Where Great Out-Of-Work Chefs Land

Posted by Rick Stine on April 05, 2010
Economy, Food, Restaurants
David Ansill's play on a "Sloppy Joe" sandwich. His is the "Sloppy Jose."

David Ansill's play on a "Sloppy Joe" sandwich. His is the "Sloppy Jose."

As many Randomly Noted readers know, this blogger looks for every opportunity he gets to write about the business of food – especially when the subject is good restaurants with inventive chefs.

Last year, two of my favorite restaurants went out of business – victims of the recession. They weren’t the most expensive places in the world but the food was high-end and on the upper end of what people might want to pay to go out and eat. The first to shutter was in Philadelphia and called “Ansill” after the chef by the same name – David Ansill. Prior to running this sizable restaurant with a bar and pretty decent sized staff, David ran a 32-seat BYOB with a handful of staff.

The other restaurant I loved that went under was called Pamplona and it was based in New York on 28th Street. Chef Alex Urena originally had a high-end Spanish restaurant but saw the economics of that would be tough even in good times. He went smaller scale with tapas at Pamplona. The small plates were pricy but very good. He closed last fall.

Fast forward a few months. Two bars in Philadelphia known more for their boutique beer selection rather than their bar food decide they want to upgrade their menus. And who do they hire? These two wonderful chefs – Ansill goes to Ladder 15 and Urena to the Devil’s Den.

I went to Ladder 15 over the weekend and it was classic Ansill.

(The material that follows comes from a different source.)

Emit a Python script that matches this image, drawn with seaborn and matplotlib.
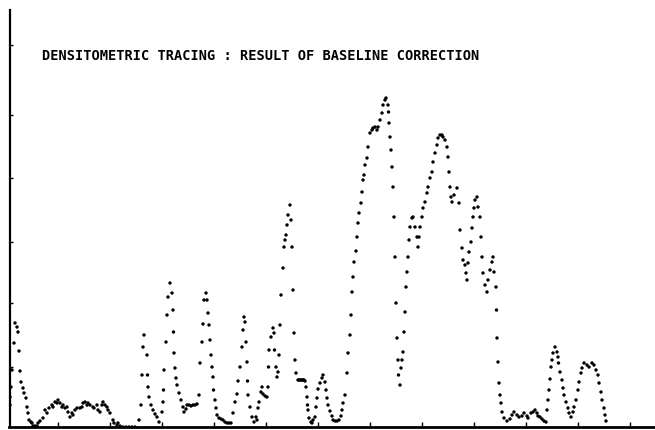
import numpy as np
import pandas as pd
import matplotlib
matplotlib.use("Agg")
import matplotlib.pyplot as plt
import seaborn as sns

TITLE = "DENSITOMETRIC TRACING : RESULT OF BASELINE CORRECTION"

seg_a_pos = [10, 10, 11, 12, 14, 15, 17, 18, 19, 20, 21, 23, 24, 26, 27, 28, 29, 31, 32, 33,
             35, 37, 38, 40, 43, 45, 47, 49, 52, 53, 55, 57, 58, 60, 62, 63, 65, 67, 68, 70,
             72, 73, 75, 77, 80, 82, 83, 85, 87, 88, 90, 93, 94, 97, 98, 100, 102, 103, 105, 107,
             108, 110, 113, 114, 117, 118, 120, 123, 126, 129, 132, 135]
seg_a_val = [22, 30, 40, 57, 84, 104, 100, 95, 76, 56, 45, 39, 34, 29, 20, 14, 7, 5, 4, 1,
             1, 1, 4, 6, 9, 17, 14, 19, 22, 20, 25, 24, 27, 24, 20, 22, 19, 20, 15, 10,
             14, 12, 17, 19, 19, 20, 24, 25, 22, 24, 22, 20, 19, 22, 17, 15, 22, 25, 22, 20,
             17, 14, 7, 4, 2, 4, 1, 0, 0, 0, 0, 0]

seg_b_pos = [139, 141, 142, 143, 144, 147, 147.5, 148, 149, 151, 153, 155, 157, 159, 162, 163, 163.5, 164, 166, 167,
             168, 170, 172, 173, 173.5, 174, 175, 176, 177, 179, 181, 183, 184, 186, 187, 189, 191, 193, 195, 197,
             199]
seg_b_val = [7, 22, 52, 80, 92, 72, 52, 40, 30, 22, 17, 13, 10, 5, 15, 25, 37, 57, 85, 112,
             130, 144, 134, 117, 95, 74, 59, 49, 42, 34, 27, 20, 15, 18, 22, 22, 21, 22, 22, 23,
             32]

seg_c_pos = [200, 202, 203, 204, 206, 207, 208, 209, 210, 211, 212, 213, 213.5, 215, 216, 217, 219, 221, 223, 225,
             227, 229, 231, 233, 235, 237, 238, 240, 242, 243, 244, 245, 246, 247, 247.5, 248, 250, 252, 254, 256]
seg_c_val = [64, 85, 103, 127, 134, 127, 114, 102, 87, 72, 60, 50, 37, 27, 19, 12, 9, 8, 7, 5,
             4, 4, 4, 14, 25, 33, 46, 60, 80, 97, 110, 105, 85, 65, 46, 32, 20, 10, 5, 10]

seg_d_pos = [257, 258, 259, 261, 262, 263, 265, 267, 268, 268.5, 269, 271, 273, 274, 274.5, 276, 277, 278, 279, 280,
             281, 283, 284, 285, 286, 287, 288, 290, 291, 292, 293, 294, 295, 296, 298, 299, 300, 301, 302, 303,
             304, 305, 306, 307, 307.5, 308, 309, 311, 312, 313, 315, 316, 317, 318, 320, 322, 323, 325, 326, 327,
             328, 330, 332, 333, 335, 337, 339, 341, 342, 343, 345, 347, 348, 350, 351, 352, 353, 354, 356]
seg_d_val = [7, 19, 25, 35, 40, 33, 31, 30, 40, 60, 77, 90, 99, 94, 77, 60, 50, 55, 72, 102,
             132, 159, 180, 187, 192, 202, 212, 222, 207, 180, 137, 94, 67, 54, 47, 47, 47, 47, 47, 47,
             47, 46, 40, 30, 22, 17, 9, 5, 4, 7, 10, 20, 29, 38, 44, 49, 52, 45, 37, 29,
             22, 16, 11, 7, 6, 6, 7, 11, 17, 24, 32, 54, 74, 92, 112, 135, 150, 165, 176]

seg_e_pos = [357, 358, 359, 361, 362, 363, 364, 365, 367, 368, 370, 372, 373, 375, 377, 378, 380, 382, 383, 385,
             386, 388, 388.5, 389, 390, 391, 392, 393, 394, 395, 396, 397, 398, 398.5, 400, 401, 402, 403, 404, 405,
             406, 407, 408, 409, 410, 412, 413, 415, 417, 418, 419, 420, 422, 423, 425, 427, 428, 430, 432, 433,
             435, 437, 438, 440, 442, 443, 445, 447, 448, 449, 450, 451, 452, 454, 457, 459, 460, 462, 463, 465,
             466, 467, 468, 469, 471, 472, 473, 474, 475, 477, 478, 480, 481, 482, 483, 485, 487, 488, 490, 492,
             493, 494, 496, 496.5, 497]
seg_e_val = [190, 204, 214, 224, 235, 247, 252, 262, 269, 280, 294, 297, 299, 300, 297, 300, 307, 314, 322, 327,
             329, 322, 315, 304, 290, 277, 260, 240, 210, 170, 124, 89, 67, 52, 42, 59, 67, 75, 95, 115,
             140, 155, 170, 187, 200, 209, 210, 200, 190, 180, 190, 200, 210, 219, 225, 234, 240, 249, 255, 265,
             274, 282, 289, 292, 292, 290, 287, 280, 270, 255, 240, 230, 225, 232, 239, 224, 197, 179, 167, 162,
             154, 147, 164, 175, 185, 199, 210, 219, 227, 230, 220, 210, 190, 170, 154, 142, 135, 147, 157, 165,
             170, 155, 140, 117, 89]

seg_f_pos = [498, 499, 500, 501, 502, 504, 507, 510, 512, 514, 517, 519, 522, 524, 527, 528, 531, 533, 535, 537,
             538, 540, 542, 544, 546, 547, 548, 549, 550, 551, 552, 553, 555, 557, 558, 558.5, 560, 562, 563, 564,
             566, 568, 569, 571, 573, 574, 576, 578, 579, 581, 582, 584, 587, 589, 592, 594, 596, 598, 599, 601,
             602, 604, 605, 606]
seg_f_val = [65, 44, 32, 24, 15, 9, 6, 8, 12, 15, 12, 10, 11, 14, 11, 9, 14, 15, 17, 14,
             11, 10, 8, 6, 5, 17, 27, 37, 48, 60, 67, 74, 80, 75, 70, 64, 55, 47, 39, 32,
             25, 19, 14, 10, 15, 20, 27, 37, 45, 54, 59, 64, 62, 60, 64, 62, 57, 52, 44, 35,
             27, 19, 12, 6]

x_tick_pos = [58, 110, 162, 214, 266, 318, 370, 422, 474, 526, 578, 630]
y_tick_pos = [60, 124, 185, 249, 312, 382]

pos = seg_a_pos + seg_b_pos + seg_c_pos + seg_d_pos + seg_e_pos + seg_f_pos
val = seg_a_val + seg_b_val + seg_c_val + seg_d_val + seg_e_val + seg_f_val
df = pd.DataFrame({"position": pos, "density": val})

sns.set_style("white")
plt.rcParams["font.family"] = ["DejaVu Sans Mono", "DejaVu Sans"]

W, H = 655, 430
fig = plt.figure(figsize=(W / 100, H / 100), dpi=100)
ax = fig.add_axes([9.5 / W, 3 / H, (W - 9.5) / W, 417 / H])

sns.scatterplot(data=df, x="position", y="density", ax=ax, s=6, color="black",
                linewidth=0, edgecolor="none", legend=False)

ax.set_xlim(9.5, 655)
ax.set_ylim(0, 417)
ax.set_xlabel("")
ax.set_ylabel("")
ax.set_xticks(x_tick_pos)
ax.set_yticks(y_tick_pos)
ax.set_xticklabels([])
ax.set_yticklabels([])
ax.tick_params(axis="x", direction="in", length=3.5, width=1.0, color="black", bottom=True)
ax.tick_params(axis="y", direction="in", length=2.5, width=1.0, color="black", left=True)

for side in ["top", "right"]:
    ax.spines[side].set_visible(False)
for side in ["left", "bottom"]:
    ax.spines[side].set_visible(True)
    ax.spines[side].set_color("black")
ax.spines["left"].set_linewidth(1.6)
ax.spines["bottom"].set_linewidth(2.0)
ax.set_facecolor("white")
fig.patch.set_facecolor("white")

fig.text(42 / W, 1 - 55.5 / H, TITLE, ha="left", va="center",
         fontsize=9.8, fontweight="bold", color="black",
         family=["DejaVu Sans Mono", "DejaVu Sans"])

fig.savefig("out.png", dpi=100, facecolor="white")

Incredible pairings of different foods on the plate matched with David’s very straight forward food philosophy – don’t be too clever; the chef should steer the food in the right direction, not overpower it.

The dish above was exactly that and the product of his creative thinking.  One day his meat distributor delivered a Portuguese sausage – good but not what David ordered. But he had an idea. What if you add some chipotle peppers, Mexican cheese, grind up that sausage, add some tomato? The result: The Sloppy Jose.

You can’t help but think other restaurants that didn’t focus as much as they should on food are benefitting the way these two establishments are – out of work great chefs looking for a place to ply their trade.

Needless to say, food sales are up at Ladder 15 – significantly. I haven’t tried Urena’s food yet but if Alex is doing some of what he did at Pamplona, well, Devil’s den must be seeing a huge sales increase as well.